There are umpteen examples in our mythology, but I wouldn’t get into those; let’s just stick to the contemporary times. The men who indulge into such acts don’t arrive from Mars! They belong to the households and families that we all women are a part of. So we do see such train of thoughts around us in our everyday life, and these thoughts are inherent behind any heinous acts. I agree it is a little difficult to accept and admit, but it is the father, brother, uncle, cousin, husband, boy-friend, neighbour, a fellow-commuter, an office-colleague who does harbour chauvinist feelings & thoughts; and when these thoughts become extreme, they turn into a brutal act. Why don’t we women protest when a male in our vicinity expresses some regressive thought that hinders the equality and respect towards women? I know it is easier said than done...it’s a severely patriarchal society, but only by seriously protesting & standing up to an issue, a change can be brought. I am not saying that all of us women should turn into an overnight rebel, but one needs to stand up when experiencing dishonour towards own self or womankind in general....strongly refusing to accept is the first step to any kind of change. We need to be vociferous when we see dowry given & accepted in our own families even though you may rub a few people wrong way....one would be surprised to know that a woman in the form of Mother-in-law or an elderly aunt are often as guilty as the men!
A quick tale – In a crowded street of a famous city, this girl was walking with her husband and a few other friends. She drifted a few feet away from the crowd, when three drunken men landed on her, mouthing obscenities and trying to grab her. Her husband saw it from a distance and scowled but didn’t really do much. She dodged and saved herself from those three hoodlums on her own. Her husband screamed at her later, ‘why can’t you stay close while walking?’ Yes, an MBA working with a foreign MNC, he saw her fault & not that of those rogues who troubled her. He failed to notice that those drunks had screamed obscenities or had tried to grab her.

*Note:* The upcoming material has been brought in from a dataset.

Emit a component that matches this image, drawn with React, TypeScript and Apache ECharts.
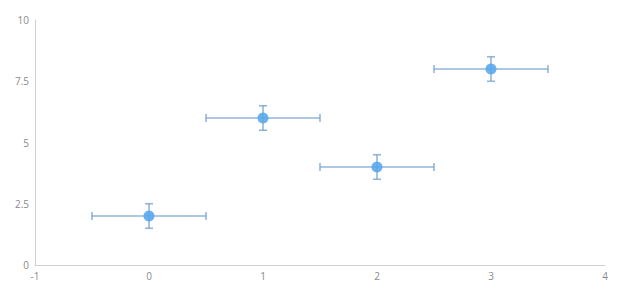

She is a woman with a mind of her own; she stood up to him & said, ‘all your protests for the 23-year old, a victim of lust, greed & frustration is limited to Facebook only...inside you are as terrible as any of them!’ The husband went quiet ...protest dear ladies, protest when you see any inequality meted out against your clan, even if it is it against your own people...change has to start from within your own threshold!